An aesthetic precision distinguishes Farrell’s work. Snapping her pictures on 12-shot rolls of black-and-white film, Farrell doesn’t crop or edit them in the darkroom. Her undoctored pictures don’t only depict the crushed toes and curled arches that mark the cruelty of the practice, but also the women to whom the feet belong, their families, and their possessions.
“Many had worked in the fields for seven decades, doing tasks that didn’t require much movement, like digging and husking corn.”
A few years ago, while she was working in marketing for an architectural firm, Farrell moved from San Francisco to Hong Kong to be closer to China and continue her project. After a recent layoff, she’s decided to focus full time on photography. She sees a hole in previous ethnographic work documenting foot binding, which has focused on the delicate shoes and the historic context and academic analysis of the practice rather than the actual people who are living with its aftereffects. She plans to return to China for at least a month to photograph as many women as she can find, along with following up on the lives of her previous subjects.
Unable to continue the work on her own dime, Farrell launched a Kickstarter campaign. The success—she’s raised almost $15,000—amazed her. “I’ve been working on this for eight years, and no one has really shown any interest in it, [but] I’ve believed in it: trying to capture some of these women before they all disappear.” The Chinese, she says, have shown little interest in studying the last remnants of the practice, “mainly because it’s old ways and they don’t like to be shown to be backward.”
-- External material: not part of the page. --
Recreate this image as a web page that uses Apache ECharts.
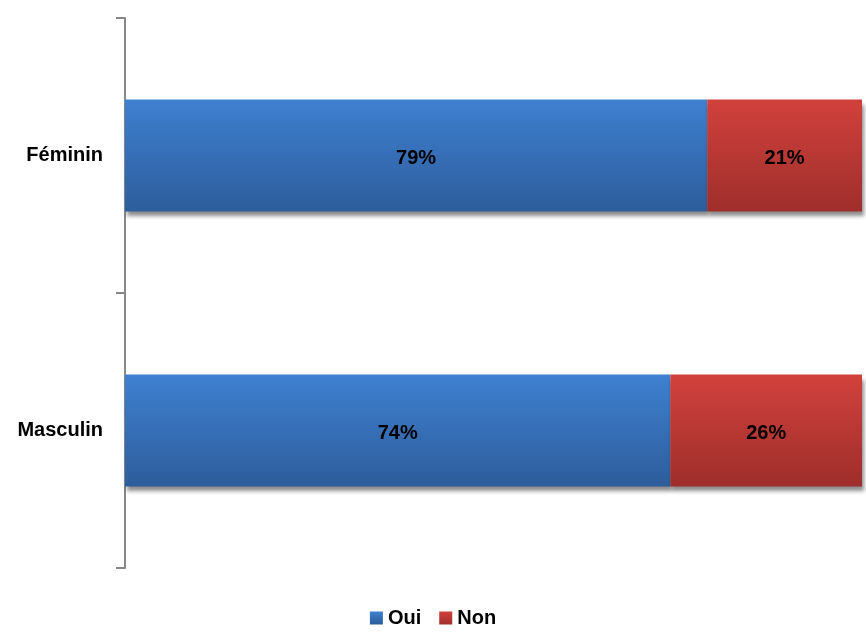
<!DOCTYPE html>
<html><head><meta charset="utf-8">
<script src="https://cdn.jsdelivr.net/npm/echarts@6/dist/echarts.min.js"></script>
<style>html,body{margin:0;padding:0;background:#fff}#c{width:866px;height:635px}</style>
</head><body><div id="c"></div>
<script>
const categories = ['Féminin', 'Masculin'];
const oui = [79, 74];
const non = [21, 26];
const seriesNames = ['Oui', 'Non'];

const chart = echarts.init(document.getElementById('c'));
function grad(a, b) {
  return new echarts.graphic.LinearGradient(0, 0, 0, 1, [{offset: 0, color: a}, {offset: 1, color: b}]);
}
const lbl = {show: true, position: 'inside', offset: [0, 3], formatter: p => p.value + '%', color: '#000',
  fontFamily: 'Liberation Sans, Arial', fontWeight: 'bold', fontSize: 20};
chart.setOption({
  animation: false,
  grid: {left: 125, right: 4, top: 18, bottom: 67},
  legend: {bottom: 2, left: 'center', icon: 'rect', itemWidth: 13, itemHeight: 13, itemGap: 18,
    textStyle: {fontFamily: 'Liberation Sans, Arial', fontWeight: 'bold', fontSize: 20, color: '#000'},
    data: seriesNames},
  xAxis: {type: 'value', min: 0, max: 100, show: false},
  yAxis: {type: 'category', data: categories, inverse: true,
    axisLine: {lineStyle: {color: '#888', width: 2}},
    axisTick: {show: true, length: 9, lineStyle: {color: '#888', width: 2}},
    axisLabel: {margin: 22, padding: [6, 0, 0, 0], color: '#000', fontFamily: 'Liberation Sans, Arial', fontWeight: 'bold', fontSize: 20}},
  series: [
    {name: seriesNames[0], type: 'bar', stack: 's', data: oui, barWidth: '40.7%',
      itemStyle: {color: grad('#3e80d0', '#2d5d9c'), shadowColor: 'rgba(0,0,0,0.45)', shadowBlur: 4, shadowOffsetY: 5, shadowOffsetX: 2},
      label: lbl},
    {name: seriesNames[1], type: 'bar', stack: 's', data: non, barWidth: '40.7%',
      itemStyle: {color: grad('#d2413c', '#9e2e2b'), shadowColor: 'rgba(0,0,0,0.45)', shadowBlur: 4, shadowOffsetY: 5, shadowOffsetX: 2},
      label: lbl}
  ]
});
</script></body></html>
So, it’s been left to her to seek out and document the remaining survivors of this practice. She is continuing to solicit donations and hopes for a publisher to pick up her book, and a gallery to display a major exhibition of the photographs.
Besides, now she has a reputation to keep up. In the towns she continues to return to, the villagers recognize her immediately. “I’m the foot woman,” she says. “It’s quite funny.”